Set task:
Return the material exactly as supplied, apart from the pictures, which are omitted.

Dataset content:

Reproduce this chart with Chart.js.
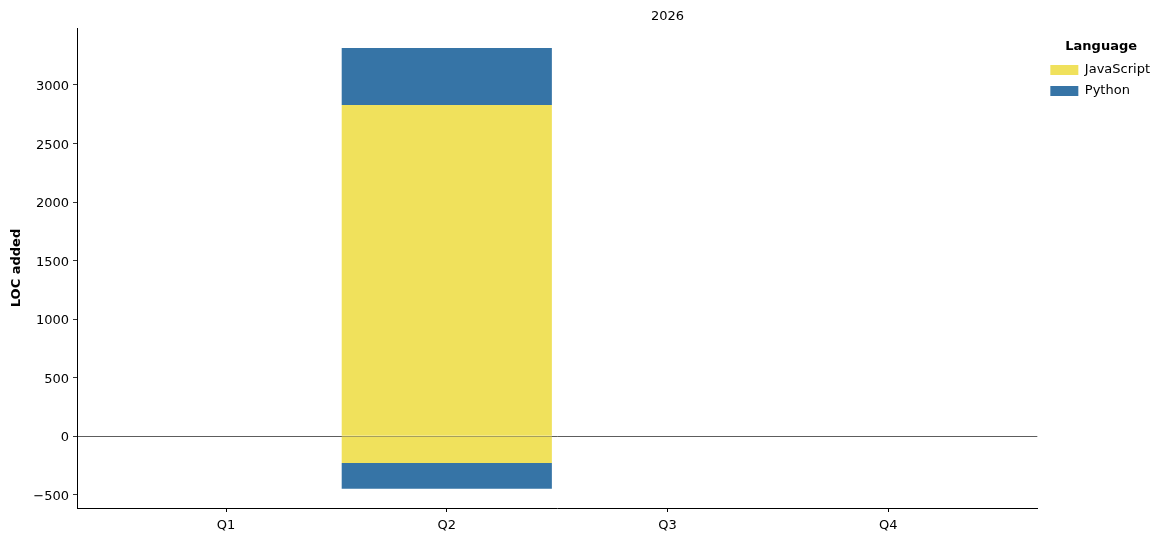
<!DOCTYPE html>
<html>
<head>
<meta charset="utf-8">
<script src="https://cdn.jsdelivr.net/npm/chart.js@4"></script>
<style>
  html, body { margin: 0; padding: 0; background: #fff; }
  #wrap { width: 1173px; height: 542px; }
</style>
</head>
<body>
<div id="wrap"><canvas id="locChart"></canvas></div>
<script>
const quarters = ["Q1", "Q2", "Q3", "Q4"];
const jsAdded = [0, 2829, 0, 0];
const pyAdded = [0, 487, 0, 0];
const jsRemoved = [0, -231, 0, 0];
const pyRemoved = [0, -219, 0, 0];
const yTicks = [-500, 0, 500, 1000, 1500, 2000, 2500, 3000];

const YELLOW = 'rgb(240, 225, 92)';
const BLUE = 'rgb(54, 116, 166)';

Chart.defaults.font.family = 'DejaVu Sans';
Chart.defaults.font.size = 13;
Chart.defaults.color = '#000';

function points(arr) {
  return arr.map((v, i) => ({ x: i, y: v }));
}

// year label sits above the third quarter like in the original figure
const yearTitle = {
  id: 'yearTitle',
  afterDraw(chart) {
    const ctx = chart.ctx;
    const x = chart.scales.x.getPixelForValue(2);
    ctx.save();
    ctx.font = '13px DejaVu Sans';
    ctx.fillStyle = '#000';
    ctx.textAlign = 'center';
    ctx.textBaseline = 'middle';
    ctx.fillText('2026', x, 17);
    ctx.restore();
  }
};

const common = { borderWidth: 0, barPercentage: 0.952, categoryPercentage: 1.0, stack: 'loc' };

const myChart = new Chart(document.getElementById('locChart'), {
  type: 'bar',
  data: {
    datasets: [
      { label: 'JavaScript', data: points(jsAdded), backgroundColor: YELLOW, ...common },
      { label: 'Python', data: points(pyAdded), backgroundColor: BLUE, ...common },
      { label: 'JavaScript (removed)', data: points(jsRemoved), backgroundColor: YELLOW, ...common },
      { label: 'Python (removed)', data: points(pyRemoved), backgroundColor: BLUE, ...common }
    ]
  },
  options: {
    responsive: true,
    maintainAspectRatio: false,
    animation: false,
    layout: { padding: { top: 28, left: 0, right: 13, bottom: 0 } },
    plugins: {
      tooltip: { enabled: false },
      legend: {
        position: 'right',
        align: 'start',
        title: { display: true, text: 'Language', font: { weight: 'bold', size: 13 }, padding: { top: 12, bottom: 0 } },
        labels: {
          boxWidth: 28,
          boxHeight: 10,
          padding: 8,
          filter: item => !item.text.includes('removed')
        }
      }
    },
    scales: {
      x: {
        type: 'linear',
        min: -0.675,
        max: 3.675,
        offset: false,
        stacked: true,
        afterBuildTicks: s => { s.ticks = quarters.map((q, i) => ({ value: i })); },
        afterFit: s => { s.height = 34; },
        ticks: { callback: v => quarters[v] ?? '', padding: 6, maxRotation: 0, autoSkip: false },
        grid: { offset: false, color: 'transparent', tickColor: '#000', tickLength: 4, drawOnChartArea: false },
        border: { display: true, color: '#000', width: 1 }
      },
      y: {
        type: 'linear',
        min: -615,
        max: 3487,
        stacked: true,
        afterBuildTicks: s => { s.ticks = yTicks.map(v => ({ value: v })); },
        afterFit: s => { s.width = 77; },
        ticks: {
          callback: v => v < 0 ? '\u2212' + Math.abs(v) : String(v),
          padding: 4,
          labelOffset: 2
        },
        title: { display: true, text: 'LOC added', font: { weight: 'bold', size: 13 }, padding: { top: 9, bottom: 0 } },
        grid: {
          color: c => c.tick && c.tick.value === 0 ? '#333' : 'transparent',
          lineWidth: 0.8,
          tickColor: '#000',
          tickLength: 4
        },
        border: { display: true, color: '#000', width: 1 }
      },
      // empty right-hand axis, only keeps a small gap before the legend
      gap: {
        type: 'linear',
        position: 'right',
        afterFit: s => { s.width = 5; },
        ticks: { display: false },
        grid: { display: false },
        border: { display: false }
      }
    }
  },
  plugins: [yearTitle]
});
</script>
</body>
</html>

Response to the task:
Reproduce this chart with Chart.js.
<!DOCTYPE html>
<html>
<head>
<meta charset="utf-8">
<script src="https://cdn.jsdelivr.net/npm/chart.js@4"></script>
<style>
  html, body { margin: 0; padding: 0; background: #fff; }
  #wrap { width: 1173px; height: 542px; }
</style>
</head>
<body>
<div id="wrap"><canvas id="locChart"></canvas></div>
<script>
const quarters = ["Q1", "Q2", "Q3", "Q4"];
const jsAdded = [0, 2829, 0, 0];
const pyAdded = [0, 487, 0, 0];
const jsRemoved = [0, -231, 0, 0];
const pyRemoved = [0, -219, 0, 0];
const yTicks = [-500, 0, 500, 1000, 1500, 2000, 2500, 3000];

const YELLOW = 'rgb(240, 225, 92)';
const BLUE = 'rgb(54, 116, 166)';

Chart.defaults.font.family = 'DejaVu Sans';
Chart.defaults.font.size = 13;
Chart.defaults.color = '#000';

function points(arr) {
  return arr.map((v, i) => ({ x: i, y: v }));
}

// year label sits above the third quarter like in the original figure
const yearTitle = {
  id: 'yearTitle',
  afterDraw(chart) {
    const ctx = chart.ctx;
    const x = chart.scales.x.getPixelForValue(2);
    ctx.save();
    ctx.font = '13px DejaVu Sans';
    ctx.fillStyle = '#000';
    ctx.textAlign = 'center';
    ctx.textBaseline = 'middle';
    ctx.fillText('2026', x, 17);
    ctx.restore();
  }
};

const common = { borderWidth: 0, barPercentage: 0.952, categoryPercentage: 1.0, stack: 'loc' };

const myChart = new Chart(document.getElementById('locChart'), {
  type: 'bar',
  data: {
    datasets: [
      { label: 'JavaScript', data: points(jsAdded), backgroundColor: YELLOW, ...common },
      { label: 'Python', data: points(pyAdded), backgroundColor: BLUE, ...common },
      { label: 'JavaScript (removed)', data: points(jsRemoved), backgroundColor: YELLOW, ...common },
      { label: 'Python (removed)', data: points(pyRemoved), backgroundColor: BLUE, ...common }
    ]
  },
  options: {
    responsive: true,
    maintainAspectRatio: false,
    animation: false,
    layout: { padding: { top: 28, left: 0, right: 13, bottom: 0 } },
    plugins: {
      tooltip: { enabled: false },
      legend: {
        position: 'right',
        align: 'start',
        title: { display: true, text: 'Language', font: { weight: 'bold', size: 13 }, padding: { top: 12, bottom: 0 } },
        labels: {
          boxWidth: 28,
          boxHeight: 10,
          padding: 8,
          filter: item => !item.text.includes('removed')
        }
      }
    },
    scales: {
      x: {
        type: 'linear',
        min: -0.675,
        max: 3.675,
        offset: false,
        stacked: true,
        afterBuildTicks: s => { s.ticks = quarters.map((q, i) => ({ value: i })); },
        afterFit: s => { s.height = 34; },
        ticks: { callback: v => quarters[v] ?? '', padding: 6, maxRotation: 0, autoSkip: false },
        grid: { offset: false, color: 'transparent', tickColor: '#000', tickLength: 4, drawOnChartArea: false },
        border: { display: true, color: '#000', width: 1 }
      },
      y: {
        type: 'linear',
        min: -615,
        max: 3487,
        stacked: true,
        afterBuildTicks: s => { s.ticks = yTicks.map(v => ({ value: v })); },
        afterFit: s => { s.width = 77; },
        ticks: {
          callback: v => v < 0 ? '\u2212' + Math.abs(v) : String(v),
          padding: 4,
          labelOffset: 2
        },
        title: { display: true, text: 'LOC added', font: { weight: 'bold', size: 13 }, padding: { top: 9, bottom: 0 } },
        grid: {
          color: c => c.tick && c.tick.value === 0 ? '#333' : 'transparent',
          lineWidth: 0.8,
          tickColor: '#000',
          tickLength: 4
        },
        border: { display: true, color: '#000', width: 1 }
      },
      // empty right-hand axis, only keeps a small gap before the legend
      gap: {
        type: 'linear',
        position: 'right',
        afterFit: s => { s.width = 5; },
        ticks: { display: false },
        grid: { display: false },
        border: { display: false }
      }
    }
  },
  plugins: [yearTitle]
});
</script>
</body>
</html>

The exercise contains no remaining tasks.